Putting The Cart Before The Horse

Winchester, VA – September 9, 2019: This last week the Department of Defense (DoD) awarded a multi-billion-dollar award to General Dynamics Information Technology (GDIT) for what is coined as the Defense Enterprise Office Solutions (DEOS) contract. The scope of this contract is to deliver an office suite of applications and services to support DoD users such as email, collaboration tools and productivity software. Modelled around the Microsoft Office 365 experience, the DoD has been in pursuit of a cloud-based solution for several years now, beginning with then DoD Chief Information Officer (CIO) Mr. Terry Halverson. One of the biggest challenges the DoD has when wanting to consume commercial technology is providing the underlying network needed to support such technology. Why is that you ask?

The DoD unclassified network established well over ten (10) years ago is based on a now outdated IPv4 infrastructure that is largely operating on static IP address assignments and routing tables.

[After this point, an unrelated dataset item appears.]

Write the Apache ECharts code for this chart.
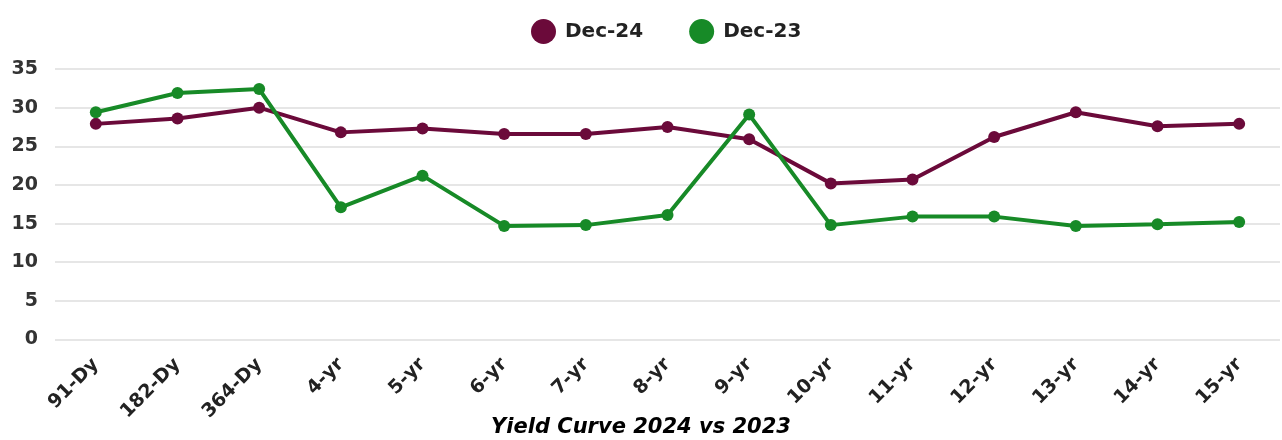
<!DOCTYPE html>
<html>
<head>
<meta charset="utf-8">
<script src="https://cdn.jsdelivr.net/npm/echarts@6/dist/echarts.min.js"></script>
<style>
  html, body { margin: 0; padding: 0; background: #ffffff; }
  #chart { width: 1282px; height: 440px; }
</style>
</head>
<body>
<div id="chart"></div>
<script>
// Tenors along the curve
const tenors = ['91-Dy', '182-Dy', '364-Dy', '4-yr', '5-yr', '6-yr', '7-yr', '8-yr',
                '9-yr', '10-yr', '11-yr', '12-yr', '13-yr', '14-yr', '15-yr'];

// Yields (%) at each tenor
const dec24 = [27.9, 28.6, 30.0, 26.8, 27.3, 26.6, 26.6, 27.5, 25.9, 20.2, 20.7, 26.2, 29.4, 27.6, 27.9];
const dec23 = [29.4, 31.9, 32.4, 17.1, 21.2, 14.7, 14.8, 16.1, 29.1, 14.8, 15.9, 15.9, 14.7, 14.9, 15.2];

// Y-axis ticks
const yTicks = [0, 5, 10, 15, 20, 25, 30, 35];

const maroon = '#6b0a3a';
const green = '#178a27';
const font = '"DejaVu Sans", sans-serif';

const chart = echarts.init(document.getElementById('chart'), null, { renderer: 'canvas' });

chart.setOption({
  animation: false,
  backgroundColor: '#ffffff',
  title: {
    text: 'Yield Curve 2024 vs 2023',
    left: 'center',
    bottom: -3,
    textStyle: {
      fontFamily: font,
      fontSize: 21,
      fontWeight: 'bold',
      fontStyle: 'italic',
      color: '#000000'
    }
  },
  legend: {
    top: 14,
    left: 526,
    itemGap: 46,
    itemWidth: 25,
    itemHeight: 25,
    icon: 'circle',
    textStyle: { fontFamily: font, fontSize: 20, fontWeight: 'bold', color: '#222222', padding: [0, 0, 0, 4] },
    data: ['Dec-24', 'Dec-23']
  },
  grid: { left: 55, right: 2, top: 69, bottom: 100.5, containLabel: false },
  xAxis: {
    type: 'category',
    data: tenors,
    boundaryGap: true,
    axisLine: { show: false },
    axisTick: { show: false },
    axisLabel: {
      rotate: 45,
      margin: 22,
      fontFamily: font,
      fontSize: 19,
      fontWeight: 'bold',
      color: '#222222'
    }
  },
  yAxis: {
    type: 'value',
    min: yTicks[0],
    max: yTicks[yTicks.length - 1],
    interval: 5,
    axisLine: { show: false },
    axisTick: { show: false },
    splitLine: { lineStyle: { color: '#e6e6e6', width: 2 } },
    axisLabel: {
      margin: 17,
      fontFamily: font,
      fontSize: 19,
      fontWeight: 'bold',
      color: '#333333'
    }
  },
  series: [
    {
      name: 'Dec-24',
      type: 'line',
      data: dec24,
      symbol: 'circle',
      symbolSize: 12,
      itemStyle: { color: maroon },
      lineStyle: { color: maroon, width: 4 }
    },
    {
      name: 'Dec-23',
      type: 'line',
      data: dec23,
      symbol: 'circle',
      symbolSize: 12,
      itemStyle: { color: green },
      lineStyle: { color: green, width: 4 }
    }
  ]
});
</script>
</body>
</html>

Domain Name Service (DNS) has historically been used for interfacing with the Commercial Internet, but not used internally for managing dynamic routing decisions. To add to the complexity is the DoD’s lack of inherent trust between their internal agencies, components and combatant commands. The DoD does not work with “one” flat enterprise network like one would expect, but rather an internet of networks peered together through a multitude of firewalls and other security appliances. So, as you might imagine, getting anything to communicate end-to-end and between network enclaves is very challenging and often is met with failure. Cap that off with the fact that the DoD is still running an outdated “client-server” framework for their applications, deploying thick clients on their fielded workstations and laptops, and what we find is a network not ready for today’s trend in consuming commercial cloud like services.

So here comes the current DoD CIO, Mr. Dana Deasy, who is pushing the DoD toward Commercial Cloud type services. We have seen plenty of press surrounding the Joint Enterprise Defense Infrastructure (JEDI) acquisition which is to provide general purpose cloud hosting services., and now with DEOS awarded, it would appear the DoD has put the cart before the horse. There is no evidence that Commercial Cloud type services and technologies will work over a DoD network. Most commercial based technologies designed for datacenter hosting are designed to work over the public internet, which is an open trust network leveraging DNS primarily for making routing decisions and pointing web-based clients to hosted servers. Many commercial cloud hosted services depend on open source browsers such as Google Chrome as their consumer graphical user interface. Even Microsoft with their introduction of Edge is abandoning their legacy proprietary browsers for more open solutions.

With the optics on saving money and improving operational efficiencies, I can appreciate the DoD’s desire to take advantage of the commercial trends being exercised by Fortune 500 companies around the world, as well as some of our State sponsored competitors out there looking to compromise our national security interests; but until the current Defense Information Systems Network (DISN) is upgraded and the overall DoD Information Network (DODIN) flattened to eliminate the multitude of firewalls and private network instantiations that make up the DoD enterprise today, the potential of Commercial Cloud services being successfully deployed over the DODIN will never be realized.